#### Work required:
Skip all pictures, then print the remaining material exactly.

□ □ □

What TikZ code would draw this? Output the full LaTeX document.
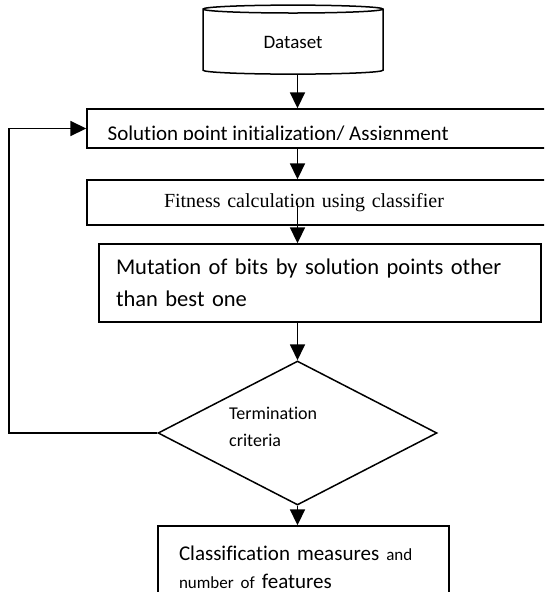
\documentclass[tikz,border=0pt]{standalone}
\usepackage{fontspec}
\setmainfont{Carlito}[Ligatures=NoCommon]
\newfontfamily\serifface{Liberation Serif}[Ligatures=NoCommon]
\usepackage{tikz}
\usetikzlibrary{positioning,shapes.geometric,arrows.meta}
\tikzstyle{arrow} = [line width=1.8pt,-{Triangle[width=15pt,length=16pt]}]
\tikzstyle{procbox} = [rectangle, draw=black, line width=1.4pt, fill=white, align=left, inner ysep=0pt]
\tikzstyle{decision} = [diamond, draw=black, line width=1.5pt, fill=white, inner sep=0pt]
\tikzstyle{store} = [cylinder, shape border rotate=90, draw=black, line width=1.5pt, fill=white]

\begin{document}
\begin{tikzpicture}[x=1pt,y=-1pt]
\clip (0,0) rectangle (544,592);
\node (data) [store, aspect=0.12, minimum width=180pt, minimum height=69pt, font=\fontsize{19}{23}\selectfont] at (293,42.5) {Dataset};
\node (init) [procbox, minimum width=459pt, minimum height=39pt] at (316.5,128.5) {};
\begin{scope}
	\clip (init.north west) rectangle ([yshift=9.5pt]init.south east);
	\node (inittext) [inner sep=0pt, anchor=base west, font=\fontsize{21}{25}\selectfont] at (107.5,140) {Solution point initialization/ Assignment};
\end{scope}
\node (fit) [procbox, minimum width=459pt, minimum height=45pt, inner xsep=77pt, text width=305pt, font=\serifface\fontsize{20}{25}\selectfont] at (316.5,202.5) {Fitness calculation using classifier};
\node (mut) [procbox, minimum width=442pt, minimum height=78pt, inner xsep=17pt, text width=408pt, font=\fontsize{22.5}{32}\selectfont] at (320,283) {Mutation of bits by solution points other\\than best one};
\node (term) [decision, minimum width=279pt, minimum height=144pt] at (297.5,433) {};
\node (termtext) [inner sep=0pt, anchor=north west, align=left, font=\fontsize{18}{27}\selectfont] at (229,406.5) {Termination\\criteria};
\node (result) [procbox, minimum width=291pt, minimum height=82pt, inner xsep=21pt, text width=249pt, font=\fontsize{21}{28}\selectfont] at (303.5,567) {Classification measures {\fontsize{17}{28}\selectfont and}\\{\fontsize{17}{28}\selectfont number of} features};
\draw[arrow] (data.south -| term.north) -- (init.north -| term.north);
\draw[arrow] (init.south -| term.north) -- (fit.north -| term.north);
\draw[arrow] (fit.center -| term.north) -- (mut.north -| term.north);
\draw[arrow] (mut.south -| term.north) -- (term.north);
\draw[arrow] (term.south) -- (result.north -| term.south);
\draw[arrow] (term.west) -- ++(-148,0) |- (init.west);
\end{tikzpicture}
\end{document}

□ □ □

#### Response to the exercise:
What TikZ code would draw this? Output the full LaTeX document.
\documentclass[tikz,border=0pt]{standalone}
\usepackage{fontspec}
\setmainfont{Carlito}[Ligatures=NoCommon]
\newfontfamily\serifface{Liberation Serif}[Ligatures=NoCommon]
\usepackage{tikz}
\usetikzlibrary{positioning,shapes.geometric,arrows.meta}
\tikzstyle{arrow} = [line width=1.8pt,-{Triangle[width=15pt,length=16pt]}]
\tikzstyle{procbox} = [rectangle, draw=black, line width=1.4pt, fill=white, align=left, inner ysep=0pt]
\tikzstyle{decision} = [diamond, draw=black, line width=1.5pt, fill=white, inner sep=0pt]
\tikzstyle{store} = [cylinder, shape border rotate=90, draw=black, line width=1.5pt, fill=white]

\begin{document}
\begin{tikzpicture}[x=1pt,y=-1pt]
\clip (0,0) rectangle (544,592);
\node (data) [store, aspect=0.12, minimum width=180pt, minimum height=69pt, font=\fontsize{19}{23}\selectfont] at (293,42.5) {Dataset};
\node (init) [procbox, minimum width=459pt, minimum height=39pt] at (316.5,128.5) {};
\begin{scope}
	\clip (init.north west) rectangle ([yshift=9.5pt]init.south east);
	\node (inittext) [inner sep=0pt, anchor=base west, font=\fontsize{21}{25}\selectfont] at (107.5,140) {Solution point initialization/ Assignment};
\end{scope}
\node (fit) [procbox, minimum width=459pt, minimum height=45pt, inner xsep=77pt, text width=305pt, font=\serifface\fontsize{20}{25}\selectfont] at (316.5,202.5) {Fitness calculation using classifier};
\node (mut) [procbox, minimum width=442pt, minimum height=78pt, inner xsep=17pt, text width=408pt, font=\fontsize{22.5}{32}\selectfont] at (320,283) {Mutation of bits by solution points other\\than best one};
\node (term) [decision, minimum width=279pt, minimum height=144pt] at (297.5,433) {};
\node (termtext) [inner sep=0pt, anchor=north west, align=left, font=\fontsize{18}{27}\selectfont] at (229,406.5) {Termination\\criteria};
\node (result) [procbox, minimum width=291pt, minimum height=82pt, inner xsep=21pt, text width=249pt, font=\fontsize{21}{28}\selectfont] at (303.5,567) {Classification measures {\fontsize{17}{28}\selectfont and}\\{\fontsize{17}{28}\selectfont number of} features};
\draw[arrow] (data.south -| term.north) -- (init.north -| term.north);
\draw[arrow] (init.south -| term.north) -- (fit.north -| term.north);
\draw[arrow] (fit.center -| term.north) -- (mut.north -| term.north);
\draw[arrow] (mut.south -| term.north) -- (term.north);
\draw[arrow] (term.south) -- (result.north -| term.south);
\draw[arrow] (term.west) -- ++(-148,0) |- (init.west);
\end{tikzpicture}
\end{document}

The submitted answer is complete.